Copy exactly the lines from the first line of the records below through the line containing "YAxis, CartesianGrid, Legend", including both, and nothing else.

(Figure scripts)
——

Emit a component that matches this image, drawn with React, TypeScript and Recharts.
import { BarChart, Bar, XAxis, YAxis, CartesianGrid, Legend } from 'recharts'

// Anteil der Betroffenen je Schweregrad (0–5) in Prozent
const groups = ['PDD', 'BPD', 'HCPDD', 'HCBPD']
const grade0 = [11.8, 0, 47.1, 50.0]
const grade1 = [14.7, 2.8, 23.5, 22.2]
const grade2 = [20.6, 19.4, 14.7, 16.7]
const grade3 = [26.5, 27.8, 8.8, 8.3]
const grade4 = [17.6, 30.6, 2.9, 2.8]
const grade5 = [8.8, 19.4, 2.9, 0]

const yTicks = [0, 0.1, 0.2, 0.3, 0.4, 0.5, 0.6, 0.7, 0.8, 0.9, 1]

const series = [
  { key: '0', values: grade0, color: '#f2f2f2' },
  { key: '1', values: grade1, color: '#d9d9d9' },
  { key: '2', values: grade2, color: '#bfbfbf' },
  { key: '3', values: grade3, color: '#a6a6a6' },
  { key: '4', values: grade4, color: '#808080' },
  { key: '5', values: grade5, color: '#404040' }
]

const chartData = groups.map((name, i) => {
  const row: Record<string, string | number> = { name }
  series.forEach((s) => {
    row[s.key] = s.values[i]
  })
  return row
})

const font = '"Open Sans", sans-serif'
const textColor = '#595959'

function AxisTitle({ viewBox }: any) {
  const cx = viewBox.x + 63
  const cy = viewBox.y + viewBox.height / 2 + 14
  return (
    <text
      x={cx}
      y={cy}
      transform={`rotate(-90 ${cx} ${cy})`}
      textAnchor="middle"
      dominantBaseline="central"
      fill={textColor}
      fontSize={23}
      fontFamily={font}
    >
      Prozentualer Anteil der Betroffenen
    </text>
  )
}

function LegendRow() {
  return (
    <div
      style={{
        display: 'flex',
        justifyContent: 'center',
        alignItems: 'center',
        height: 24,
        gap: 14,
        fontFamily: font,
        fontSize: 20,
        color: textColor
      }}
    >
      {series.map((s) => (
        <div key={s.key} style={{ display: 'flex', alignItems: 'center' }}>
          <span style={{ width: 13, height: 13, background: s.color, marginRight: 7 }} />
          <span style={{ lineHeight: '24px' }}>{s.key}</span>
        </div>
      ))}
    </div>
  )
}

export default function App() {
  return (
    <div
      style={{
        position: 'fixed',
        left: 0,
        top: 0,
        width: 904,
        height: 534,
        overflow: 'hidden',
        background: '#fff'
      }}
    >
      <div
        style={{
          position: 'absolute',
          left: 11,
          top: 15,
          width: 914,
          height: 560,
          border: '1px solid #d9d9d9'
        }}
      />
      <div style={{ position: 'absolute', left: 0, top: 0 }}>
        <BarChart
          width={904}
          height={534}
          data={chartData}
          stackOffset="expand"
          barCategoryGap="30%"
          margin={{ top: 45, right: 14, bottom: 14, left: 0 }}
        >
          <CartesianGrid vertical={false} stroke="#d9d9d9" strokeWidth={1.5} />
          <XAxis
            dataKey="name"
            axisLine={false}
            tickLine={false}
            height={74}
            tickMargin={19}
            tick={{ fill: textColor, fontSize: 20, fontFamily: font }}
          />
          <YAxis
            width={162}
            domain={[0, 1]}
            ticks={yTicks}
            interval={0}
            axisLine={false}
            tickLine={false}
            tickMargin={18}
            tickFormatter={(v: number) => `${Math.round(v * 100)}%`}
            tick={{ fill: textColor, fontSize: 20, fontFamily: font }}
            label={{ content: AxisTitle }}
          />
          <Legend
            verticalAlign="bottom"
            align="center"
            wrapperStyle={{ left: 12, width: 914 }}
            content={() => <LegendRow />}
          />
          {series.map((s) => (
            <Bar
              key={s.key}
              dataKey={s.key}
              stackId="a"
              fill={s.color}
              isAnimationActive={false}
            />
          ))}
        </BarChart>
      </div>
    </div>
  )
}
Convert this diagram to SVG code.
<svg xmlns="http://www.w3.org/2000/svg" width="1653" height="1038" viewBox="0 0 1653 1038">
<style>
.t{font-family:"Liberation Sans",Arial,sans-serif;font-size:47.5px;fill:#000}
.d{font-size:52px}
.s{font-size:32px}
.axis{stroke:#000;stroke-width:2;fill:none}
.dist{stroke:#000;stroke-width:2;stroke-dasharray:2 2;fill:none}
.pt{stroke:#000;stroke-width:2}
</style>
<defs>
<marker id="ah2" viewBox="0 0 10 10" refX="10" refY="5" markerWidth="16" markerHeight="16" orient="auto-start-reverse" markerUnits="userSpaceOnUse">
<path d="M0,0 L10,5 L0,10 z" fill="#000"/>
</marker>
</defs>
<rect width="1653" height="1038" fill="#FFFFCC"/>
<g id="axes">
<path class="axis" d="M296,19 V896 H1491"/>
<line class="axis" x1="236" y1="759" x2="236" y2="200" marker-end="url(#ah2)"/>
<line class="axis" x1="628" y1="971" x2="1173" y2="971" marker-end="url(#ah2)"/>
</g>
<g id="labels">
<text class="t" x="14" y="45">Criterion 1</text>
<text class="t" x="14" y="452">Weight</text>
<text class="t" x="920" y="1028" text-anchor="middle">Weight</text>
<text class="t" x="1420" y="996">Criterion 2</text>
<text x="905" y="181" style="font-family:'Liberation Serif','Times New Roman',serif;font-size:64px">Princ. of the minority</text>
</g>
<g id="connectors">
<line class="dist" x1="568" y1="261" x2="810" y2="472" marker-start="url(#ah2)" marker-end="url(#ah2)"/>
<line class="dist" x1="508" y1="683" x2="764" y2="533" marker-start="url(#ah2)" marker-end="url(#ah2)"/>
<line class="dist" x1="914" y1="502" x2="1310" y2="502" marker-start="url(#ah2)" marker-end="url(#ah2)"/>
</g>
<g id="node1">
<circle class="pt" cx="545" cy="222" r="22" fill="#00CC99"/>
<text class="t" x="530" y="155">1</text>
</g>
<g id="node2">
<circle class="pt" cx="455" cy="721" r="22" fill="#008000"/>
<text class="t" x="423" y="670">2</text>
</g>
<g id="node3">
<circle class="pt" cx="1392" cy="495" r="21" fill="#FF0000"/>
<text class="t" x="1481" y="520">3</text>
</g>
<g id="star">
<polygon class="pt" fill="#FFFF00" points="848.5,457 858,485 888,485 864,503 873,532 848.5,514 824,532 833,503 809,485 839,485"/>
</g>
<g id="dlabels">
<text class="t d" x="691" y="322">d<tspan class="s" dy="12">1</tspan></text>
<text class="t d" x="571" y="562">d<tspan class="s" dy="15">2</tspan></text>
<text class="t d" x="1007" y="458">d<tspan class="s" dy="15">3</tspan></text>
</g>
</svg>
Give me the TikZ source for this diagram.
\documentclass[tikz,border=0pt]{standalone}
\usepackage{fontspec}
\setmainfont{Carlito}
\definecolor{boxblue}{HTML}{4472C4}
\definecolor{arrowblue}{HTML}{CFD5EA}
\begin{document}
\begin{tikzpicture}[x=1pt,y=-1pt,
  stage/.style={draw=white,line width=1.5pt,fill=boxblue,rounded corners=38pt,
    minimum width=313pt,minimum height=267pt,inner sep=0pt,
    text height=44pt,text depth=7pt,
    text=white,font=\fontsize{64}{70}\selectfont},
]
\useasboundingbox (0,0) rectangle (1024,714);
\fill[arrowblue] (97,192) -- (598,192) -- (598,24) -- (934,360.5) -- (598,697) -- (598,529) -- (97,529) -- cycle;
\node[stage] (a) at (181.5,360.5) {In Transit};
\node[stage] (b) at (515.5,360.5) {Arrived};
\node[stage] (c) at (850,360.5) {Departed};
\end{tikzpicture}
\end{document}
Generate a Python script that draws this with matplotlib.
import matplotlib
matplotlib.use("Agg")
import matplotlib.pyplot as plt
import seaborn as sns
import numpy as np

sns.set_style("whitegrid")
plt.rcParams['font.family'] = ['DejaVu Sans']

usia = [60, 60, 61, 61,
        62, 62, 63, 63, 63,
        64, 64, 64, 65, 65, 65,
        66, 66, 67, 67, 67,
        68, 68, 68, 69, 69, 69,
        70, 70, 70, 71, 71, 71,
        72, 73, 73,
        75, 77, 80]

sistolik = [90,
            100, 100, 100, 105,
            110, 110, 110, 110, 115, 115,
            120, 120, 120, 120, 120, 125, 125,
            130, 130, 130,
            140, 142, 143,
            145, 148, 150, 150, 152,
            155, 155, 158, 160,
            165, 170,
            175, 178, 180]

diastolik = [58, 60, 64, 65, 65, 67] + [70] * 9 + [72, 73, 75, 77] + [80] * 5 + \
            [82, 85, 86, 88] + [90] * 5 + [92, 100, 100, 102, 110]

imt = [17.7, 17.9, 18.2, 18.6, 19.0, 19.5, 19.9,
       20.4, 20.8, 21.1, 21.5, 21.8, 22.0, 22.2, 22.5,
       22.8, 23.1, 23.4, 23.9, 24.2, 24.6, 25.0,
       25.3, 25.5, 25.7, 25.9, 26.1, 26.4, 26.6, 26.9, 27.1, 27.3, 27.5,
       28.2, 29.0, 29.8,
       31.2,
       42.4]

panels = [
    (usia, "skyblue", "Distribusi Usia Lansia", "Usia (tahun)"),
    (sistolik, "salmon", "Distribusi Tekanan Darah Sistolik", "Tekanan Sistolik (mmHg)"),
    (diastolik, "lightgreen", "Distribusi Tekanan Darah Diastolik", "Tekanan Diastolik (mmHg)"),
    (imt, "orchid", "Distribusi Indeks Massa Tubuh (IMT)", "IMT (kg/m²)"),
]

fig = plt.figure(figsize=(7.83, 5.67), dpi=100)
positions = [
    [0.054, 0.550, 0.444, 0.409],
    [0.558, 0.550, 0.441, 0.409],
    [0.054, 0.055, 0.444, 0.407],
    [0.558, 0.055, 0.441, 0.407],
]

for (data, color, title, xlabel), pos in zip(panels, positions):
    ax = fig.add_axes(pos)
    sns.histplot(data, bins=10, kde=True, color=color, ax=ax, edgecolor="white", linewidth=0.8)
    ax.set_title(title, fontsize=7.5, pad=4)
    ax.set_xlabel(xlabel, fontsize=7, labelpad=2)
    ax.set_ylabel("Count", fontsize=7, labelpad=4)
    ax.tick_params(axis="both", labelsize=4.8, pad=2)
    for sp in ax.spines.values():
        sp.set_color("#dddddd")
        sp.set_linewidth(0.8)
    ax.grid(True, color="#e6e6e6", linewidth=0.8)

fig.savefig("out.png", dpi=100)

——

Reply to the task —
Emit a component that matches this image, drawn with React, TypeScript and Recharts.
import { BarChart, Bar, XAxis, YAxis, CartesianGrid, Legend } from 'recharts'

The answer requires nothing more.